LONDON/NEW YORK (Reuters) - Oil prices jumped on Wednesday after OPEC failed to reach a deal to increase output, raising fears of supply shortages later this year that could fuel a further price rally, imperiling the economic recovery.
After several hours, the Organization of the Petroleum Exporting Countries’ talks broke down as Saudi Arabia failed to convince other members to lift production, as had been expected since last week. However, further gains in the oil prices were limited by expectations that the world’s top exporter would unilaterally boost output anyway.
In Vienna, OPEC officials said they hoped the group would meet again in three months time after what Saudi Oil Minister Ali al-Naimi described as “one of the worst meetings...ever”.
“It came as a surprise. It is bullish for prices. If you look at demand, it will be very robust in the next months and there is a big need for extra OPEC oil,” said Amrita Sen from Barclays Capital.
“It will be important to see if the Saudis are willing to supply more, it will matter a lot. Otherwise the market will be very tight,” she said.
Crude fell from earlier highs after a White House spokesman said current oil supply levels are not meeting world demand and that President Barack Obama was keeping open the option of using U.S. strategic oil reserves but that no decision had been made.
London benchmark Brent crude rose $1.25 to $118.03 by 2:43 p.m. EDT, off earlier highs of $118.59.
U.S. light crude settled $1.65 higher at $100.74 a barrel, off earlier highs of $101.89. U.S. gasoline futures weighed on the complex, sliding 0.21 percent.
Prices also felt some pressure immediately after the release of U.S. weekly oil inventory data. A reported 4.8 million barrel drop in crude stocks was offset by a 2.2 million barrel rise in gasoline inventories, bigger than expected and raising concerns about eroding demand in the world’s top consumer.
A sizable drop in stocks at the Cushing, Oklahoma, delivery point for the U.S. oil futures contract following a week-long pipeline outage helped support the U.S. crude, narrowing Brent’s premium to WTI to around $17 after hitting a record more than $18 earlier.
Oil prices have rallied since the start of the year on the loss of Libyan oil production because of a civil war, and were approaching 2008 peaks before falling by more than 10 percent in early May. They have traded in a narrow range since then.
However, governments in many developed countries say they are still too high and may act as a brake on economic growth.
Oil consuming nations reacted with dismay to OPEC’s decision, with the International Energy Agency urging key members to hike production anyway.
After early indications that OPEC would agree a compromise production increase at its most uncertain meeting in years, the producer group split into irreconcilable factions.

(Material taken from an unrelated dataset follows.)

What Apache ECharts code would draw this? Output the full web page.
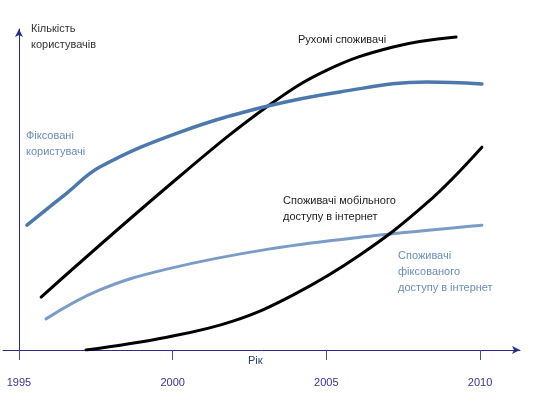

Naimi said that Saudi Arabia was committed to supply the oil market with whatever oil it needed, and together with its core Gulf allies the United Arab Emirates, Kuwait and Qatar had proposed an increment of 1.5 million barrels per day over OPEC’s current production including Iraq, for overall output of 30.3 million bpd.
He said Libya, Algeria, Angola, Ecuador, Venezuela, Iraq and Iran -- nations that don’t have available spare capacity to pump more barrels quickly -- were opposed.
The failure to reach accord doesn’t necessarily change the outcome for oil markets. A senior Gulf industry official familiar with Saudi oil policy told Reuters earlier this week that Riyadh plans to pump another 500,000 bpd to reach at least 9.5 million bpd, its highest in three years.
After Wednesday’s meeting, a senior delegate told Reuters that Saudi Arabia would step up output beyond May’s 9.16 million bpd this month. A Reuters poll had estimated Saudi output at a lower 8.95 million bpd in May.
It does suggest a new fractiousness in a group that has remained relatively cohesive over the past decade, adding to existing strains around the conflict in Libya.
“The split in OPEC doesn’t really affect production plans. In the short-run, the Saudis have already said they’re going to be increasing output,” said Adam Sieminski, head of energy research at Deutsche Bank. “But what it does do is show the mess the decision making process is in.”
The shock from Vienna overshadowed U.S. government stock data, which showed the biggest weekly drop in crude inventories in six months as imports fell. Analysts had forecast a tiny 300,000-barrel decline in a Reuters poll, although the big draw jived with industry data released on Tuesday evening.
However, data showing that inventories of gasoline rose 2.21 million barrels to 214.49 million barrels, above the 1-million-barrel build analysts had projected, was the focus.
“The increase in gasoline inventories diminishes the bullish tone somewhat. We are continuing to see rapid replenishment of gasoline storage levels.” said John Kilduff, Partner at Again Capital LLC in New York.